* Brief *
In the copy, include every entry exactly but none of the pictures.

****************************************

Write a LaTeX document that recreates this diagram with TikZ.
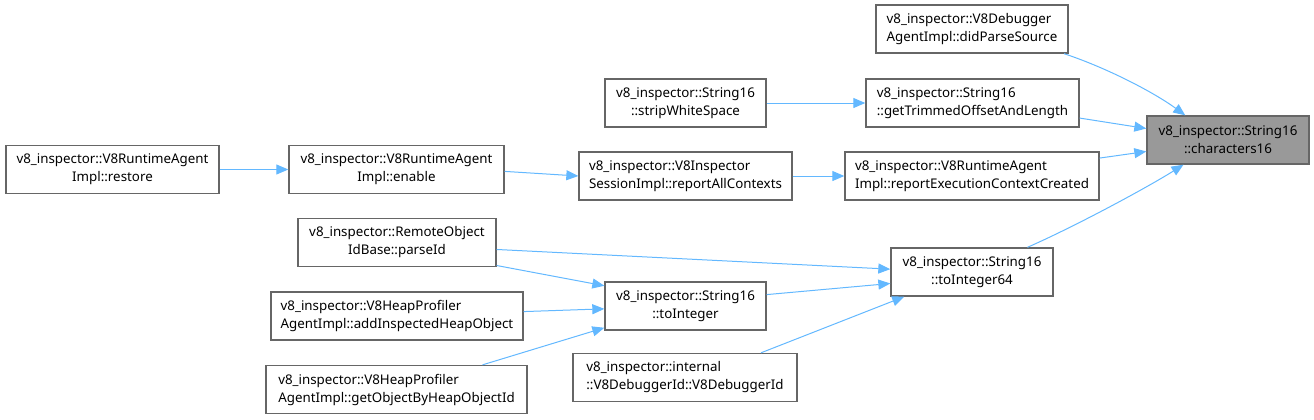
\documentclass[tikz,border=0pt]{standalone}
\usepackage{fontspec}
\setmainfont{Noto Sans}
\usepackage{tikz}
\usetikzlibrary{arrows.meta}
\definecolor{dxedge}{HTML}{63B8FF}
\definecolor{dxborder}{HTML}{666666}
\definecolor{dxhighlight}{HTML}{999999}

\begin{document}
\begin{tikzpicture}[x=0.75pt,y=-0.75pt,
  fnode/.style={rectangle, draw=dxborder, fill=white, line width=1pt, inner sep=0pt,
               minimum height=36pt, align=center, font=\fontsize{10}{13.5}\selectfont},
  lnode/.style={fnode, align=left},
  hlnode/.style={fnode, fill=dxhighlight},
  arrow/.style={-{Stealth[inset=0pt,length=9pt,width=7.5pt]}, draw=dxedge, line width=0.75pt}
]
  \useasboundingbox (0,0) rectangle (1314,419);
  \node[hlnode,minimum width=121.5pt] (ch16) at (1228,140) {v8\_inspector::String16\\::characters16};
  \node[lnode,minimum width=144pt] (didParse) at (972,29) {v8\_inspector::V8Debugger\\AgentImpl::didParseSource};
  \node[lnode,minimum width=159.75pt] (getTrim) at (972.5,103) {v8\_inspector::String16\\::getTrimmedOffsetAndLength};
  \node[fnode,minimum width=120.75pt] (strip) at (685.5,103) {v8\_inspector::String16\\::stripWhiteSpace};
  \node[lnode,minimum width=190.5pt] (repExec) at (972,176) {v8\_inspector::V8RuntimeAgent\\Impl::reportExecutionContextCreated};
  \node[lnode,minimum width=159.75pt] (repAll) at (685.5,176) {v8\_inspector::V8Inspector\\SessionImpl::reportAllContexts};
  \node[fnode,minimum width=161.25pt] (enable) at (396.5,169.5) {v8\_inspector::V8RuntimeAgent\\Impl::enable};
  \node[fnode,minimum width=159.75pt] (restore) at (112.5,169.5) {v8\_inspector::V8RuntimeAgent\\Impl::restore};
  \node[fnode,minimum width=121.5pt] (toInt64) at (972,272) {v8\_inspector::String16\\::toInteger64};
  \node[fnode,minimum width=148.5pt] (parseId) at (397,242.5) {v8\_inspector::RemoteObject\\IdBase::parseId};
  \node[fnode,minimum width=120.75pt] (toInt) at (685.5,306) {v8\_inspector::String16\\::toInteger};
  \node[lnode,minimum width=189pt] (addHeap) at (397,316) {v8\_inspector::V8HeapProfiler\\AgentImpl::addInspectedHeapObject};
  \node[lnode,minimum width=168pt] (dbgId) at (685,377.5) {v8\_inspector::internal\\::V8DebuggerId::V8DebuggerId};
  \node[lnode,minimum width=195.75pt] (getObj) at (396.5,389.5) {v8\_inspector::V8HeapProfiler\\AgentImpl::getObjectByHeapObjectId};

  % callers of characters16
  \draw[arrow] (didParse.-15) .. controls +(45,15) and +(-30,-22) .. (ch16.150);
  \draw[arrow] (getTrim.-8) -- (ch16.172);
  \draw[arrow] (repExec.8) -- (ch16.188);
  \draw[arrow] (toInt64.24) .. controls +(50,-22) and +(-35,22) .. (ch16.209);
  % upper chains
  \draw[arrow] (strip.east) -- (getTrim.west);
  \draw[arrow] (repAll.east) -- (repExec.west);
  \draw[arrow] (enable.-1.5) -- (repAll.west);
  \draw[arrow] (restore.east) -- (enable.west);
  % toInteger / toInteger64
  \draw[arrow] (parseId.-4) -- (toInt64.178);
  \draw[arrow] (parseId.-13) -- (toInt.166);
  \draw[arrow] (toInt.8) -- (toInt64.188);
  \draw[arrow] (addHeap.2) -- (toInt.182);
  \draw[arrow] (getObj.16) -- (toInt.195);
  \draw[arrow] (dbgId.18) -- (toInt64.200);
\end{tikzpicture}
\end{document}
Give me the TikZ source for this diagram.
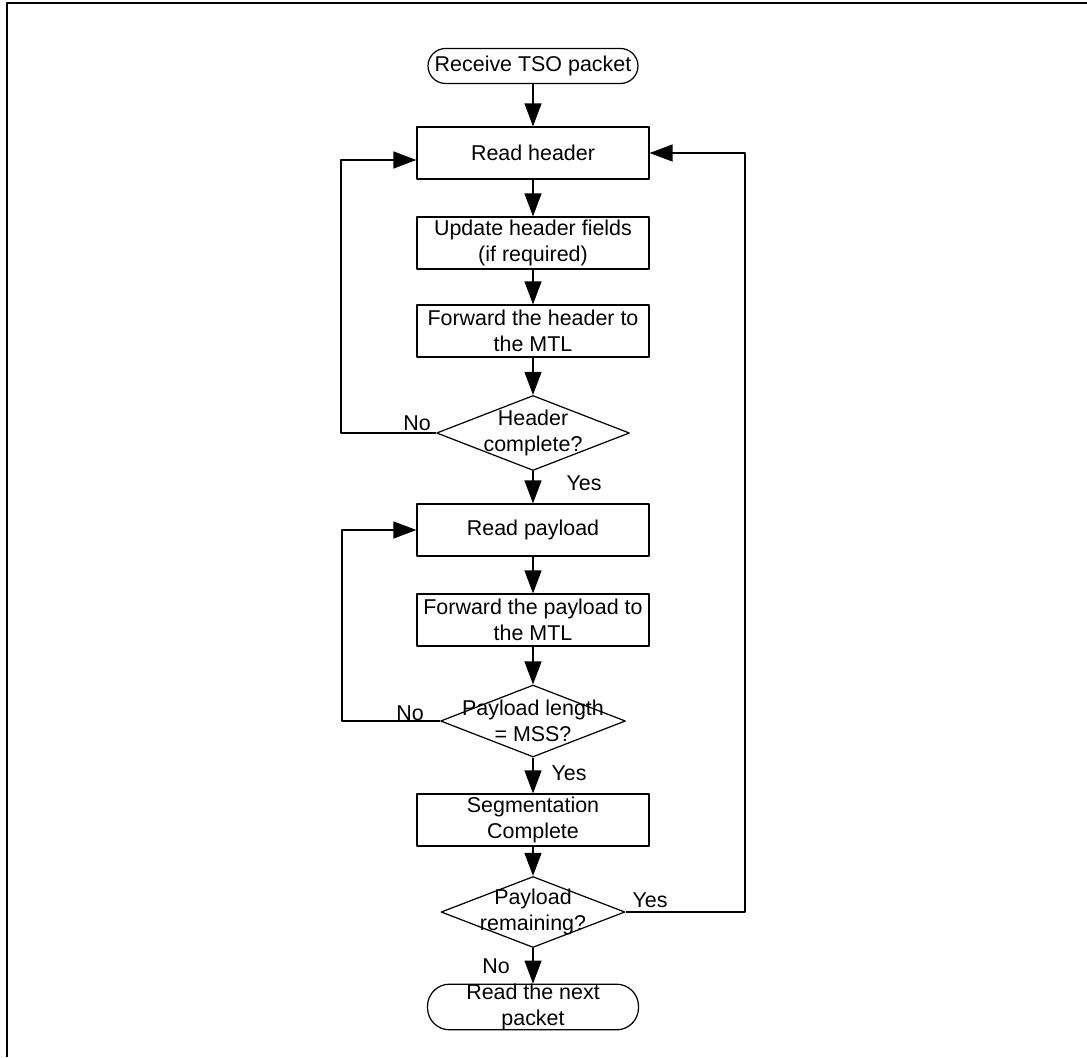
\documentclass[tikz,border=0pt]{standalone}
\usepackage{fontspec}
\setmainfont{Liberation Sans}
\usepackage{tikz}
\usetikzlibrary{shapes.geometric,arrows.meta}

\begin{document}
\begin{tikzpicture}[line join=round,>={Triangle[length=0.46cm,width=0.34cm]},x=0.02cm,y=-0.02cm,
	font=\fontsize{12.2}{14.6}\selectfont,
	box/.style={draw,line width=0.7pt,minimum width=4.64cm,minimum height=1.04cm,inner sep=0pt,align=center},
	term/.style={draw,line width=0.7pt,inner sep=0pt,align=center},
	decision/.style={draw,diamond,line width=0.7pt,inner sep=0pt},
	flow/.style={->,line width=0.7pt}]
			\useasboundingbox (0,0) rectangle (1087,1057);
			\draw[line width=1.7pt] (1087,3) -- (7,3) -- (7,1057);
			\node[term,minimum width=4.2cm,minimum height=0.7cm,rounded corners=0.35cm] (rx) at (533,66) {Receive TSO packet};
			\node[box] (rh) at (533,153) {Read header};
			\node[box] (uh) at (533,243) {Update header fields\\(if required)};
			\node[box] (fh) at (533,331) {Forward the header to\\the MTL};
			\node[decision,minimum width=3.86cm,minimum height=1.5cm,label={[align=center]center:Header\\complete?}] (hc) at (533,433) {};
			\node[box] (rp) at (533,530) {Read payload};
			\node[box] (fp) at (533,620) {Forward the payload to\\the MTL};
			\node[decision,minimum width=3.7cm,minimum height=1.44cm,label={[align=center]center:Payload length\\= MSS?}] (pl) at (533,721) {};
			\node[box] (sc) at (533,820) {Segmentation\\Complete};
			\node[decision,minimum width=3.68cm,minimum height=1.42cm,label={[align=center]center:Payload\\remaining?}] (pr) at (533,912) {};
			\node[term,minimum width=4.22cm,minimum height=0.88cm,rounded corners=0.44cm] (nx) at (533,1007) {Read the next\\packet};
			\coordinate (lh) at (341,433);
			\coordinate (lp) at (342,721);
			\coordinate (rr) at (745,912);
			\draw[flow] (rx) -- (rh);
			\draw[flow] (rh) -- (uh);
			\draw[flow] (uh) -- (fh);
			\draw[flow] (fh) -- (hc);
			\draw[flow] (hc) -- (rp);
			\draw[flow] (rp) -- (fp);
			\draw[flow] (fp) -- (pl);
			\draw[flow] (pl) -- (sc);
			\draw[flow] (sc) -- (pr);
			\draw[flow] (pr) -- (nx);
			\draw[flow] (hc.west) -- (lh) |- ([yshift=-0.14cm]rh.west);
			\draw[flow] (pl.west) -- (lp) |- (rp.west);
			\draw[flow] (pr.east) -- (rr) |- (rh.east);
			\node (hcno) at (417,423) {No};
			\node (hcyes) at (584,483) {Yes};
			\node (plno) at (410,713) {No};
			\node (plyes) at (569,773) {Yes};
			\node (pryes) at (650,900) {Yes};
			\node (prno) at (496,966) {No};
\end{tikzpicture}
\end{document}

****************************************

* Result for this task *
Write a LaTeX document that recreates this diagram with TikZ.
\documentclass[tikz,border=0pt]{standalone}
\usepackage{fontspec}
\setmainfont{Noto Sans}
\usepackage{tikz}
\usetikzlibrary{arrows.meta}
\definecolor{dxedge}{HTML}{63B8FF}
\definecolor{dxborder}{HTML}{666666}
\definecolor{dxhighlight}{HTML}{999999}

\begin{document}
\begin{tikzpicture}[x=0.75pt,y=-0.75pt,
  fnode/.style={rectangle, draw=dxborder, fill=white, line width=1pt, inner sep=0pt,
               minimum height=36pt, align=center, font=\fontsize{10}{13.5}\selectfont},
  lnode/.style={fnode, align=left},
  hlnode/.style={fnode, fill=dxhighlight},
  arrow/.style={-{Stealth[inset=0pt,length=9pt,width=7.5pt]}, draw=dxedge, line width=0.75pt}
]
  \useasboundingbox (0,0) rectangle (1314,419);
  \node[hlnode,minimum width=121.5pt] (ch16) at (1228,140) {v8\_inspector::String16\\::characters16};
  \node[lnode,minimum width=144pt] (didParse) at (972,29) {v8\_inspector::V8Debugger\\AgentImpl::didParseSource};
  \node[lnode,minimum width=159.75pt] (getTrim) at (972.5,103) {v8\_inspector::String16\\::getTrimmedOffsetAndLength};
  \node[fnode,minimum width=120.75pt] (strip) at (685.5,103) {v8\_inspector::String16\\::stripWhiteSpace};
  \node[lnode,minimum width=190.5pt] (repExec) at (972,176) {v8\_inspector::V8RuntimeAgent\\Impl::reportExecutionContextCreated};
  \node[lnode,minimum width=159.75pt] (repAll) at (685.5,176) {v8\_inspector::V8Inspector\\SessionImpl::reportAllContexts};
  \node[fnode,minimum width=161.25pt] (enable) at (396.5,169.5) {v8\_inspector::V8RuntimeAgent\\Impl::enable};
  \node[fnode,minimum width=159.75pt] (restore) at (112.5,169.5) {v8\_inspector::V8RuntimeAgent\\Impl::restore};
  \node[fnode,minimum width=121.5pt] (toInt64) at (972,272) {v8\_inspector::String16\\::toInteger64};
  \node[fnode,minimum width=148.5pt] (parseId) at (397,242.5) {v8\_inspector::RemoteObject\\IdBase::parseId};
  \node[fnode,minimum width=120.75pt] (toInt) at (685.5,306) {v8\_inspector::String16\\::toInteger};
  \node[lnode,minimum width=189pt] (addHeap) at (397,316) {v8\_inspector::V8HeapProfiler\\AgentImpl::addInspectedHeapObject};
  \node[lnode,minimum width=168pt] (dbgId) at (685,377.5) {v8\_inspector::internal\\::V8DebuggerId::V8DebuggerId};
  \node[lnode,minimum width=195.75pt] (getObj) at (396.5,389.5) {v8\_inspector::V8HeapProfiler\\AgentImpl::getObjectByHeapObjectId};

  % callers of characters16
  \draw[arrow] (didParse.-15) .. controls +(45,15) and +(-30,-22) .. (ch16.150);
  \draw[arrow] (getTrim.-8) -- (ch16.172);
  \draw[arrow] (repExec.8) -- (ch16.188);
  \draw[arrow] (toInt64.24) .. controls +(50,-22) and +(-35,22) .. (ch16.209);
  % upper chains
  \draw[arrow] (strip.east) -- (getTrim.west);
  \draw[arrow] (repAll.east) -- (repExec.west);
  \draw[arrow] (enable.-1.5) -- (repAll.west);
  \draw[arrow] (restore.east) -- (enable.west);
  % toInteger / toInteger64
  \draw[arrow] (parseId.-4) -- (toInt64.178);
  \draw[arrow] (parseId.-13) -- (toInt.166);
  \draw[arrow] (toInt.8) -- (toInt64.188);
  \draw[arrow] (addHeap.2) -- (toInt.182);
  \draw[arrow] (getObj.16) -- (toInt.195);
  \draw[arrow] (dbgId.18) -- (toInt64.200);
\end{tikzpicture}
\end{document}
Give me the TikZ source for this diagram.
\documentclass[tikz,border=0pt]{standalone}
\usepackage{fontspec}
\setmainfont{Liberation Sans}
\usepackage{tikz}
\usetikzlibrary{shapes.geometric,arrows.meta}

\begin{document}
\begin{tikzpicture}[line join=round,>={Triangle[length=0.46cm,width=0.34cm]},x=0.02cm,y=-0.02cm,
	font=\fontsize{12.2}{14.6}\selectfont,
	box/.style={draw,line width=0.7pt,minimum width=4.64cm,minimum height=1.04cm,inner sep=0pt,align=center},
	term/.style={draw,line width=0.7pt,inner sep=0pt,align=center},
	decision/.style={draw,diamond,line width=0.7pt,inner sep=0pt},
	flow/.style={->,line width=0.7pt}]
			\useasboundingbox (0,0) rectangle (1087,1057);
			\draw[line width=1.7pt] (1087,3) -- (7,3) -- (7,1057);
			\node[term,minimum width=4.2cm,minimum height=0.7cm,rounded corners=0.35cm] (rx) at (533,66) {Receive TSO packet};
			\node[box] (rh) at (533,153) {Read header};
			\node[box] (uh) at (533,243) {Update header fields\\(if required)};
			\node[box] (fh) at (533,331) {Forward the header to\\the MTL};
			\node[decision,minimum width=3.86cm,minimum height=1.5cm,label={[align=center]center:Header\\complete?}] (hc) at (533,433) {};
			\node[box] (rp) at (533,530) {Read payload};
			\node[box] (fp) at (533,620) {Forward the payload to\\the MTL};
			\node[decision,minimum width=3.7cm,minimum height=1.44cm,label={[align=center]center:Payload length\\= MSS?}] (pl) at (533,721) {};
			\node[box] (sc) at (533,820) {Segmentation\\Complete};
			\node[decision,minimum width=3.68cm,minimum height=1.42cm,label={[align=center]center:Payload\\remaining?}] (pr) at (533,912) {};
			\node[term,minimum width=4.22cm,minimum height=0.88cm,rounded corners=0.44cm] (nx) at (533,1007) {Read the next\\packet};
			\coordinate (lh) at (341,433);
			\coordinate (lp) at (342,721);
			\coordinate (rr) at (745,912);
			\draw[flow] (rx) -- (rh);
			\draw[flow] (rh) -- (uh);
			\draw[flow] (uh) -- (fh);
			\draw[flow] (fh) -- (hc);
			\draw[flow] (hc) -- (rp);
			\draw[flow] (rp) -- (fp);
			\draw[flow] (fp) -- (pl);
			\draw[flow] (pl) -- (sc);
			\draw[flow] (sc) -- (pr);
			\draw[flow] (pr) -- (nx);
			\draw[flow] (hc.west) -- (lh) |- ([yshift=-0.14cm]rh.west);
			\draw[flow] (pl.west) -- (lp) |- (rp.west);
			\draw[flow] (pr.east) -- (rr) |- (rh.east);
			\node (hcno) at (417,423) {No};
			\node (hcyes) at (584,483) {Yes};
			\node (plno) at (410,713) {No};
			\node (plyes) at (569,773) {Yes};
			\node (pryes) at (650,900) {Yes};
			\node (prno) at (496,966) {No};
\end{tikzpicture}
\end{document}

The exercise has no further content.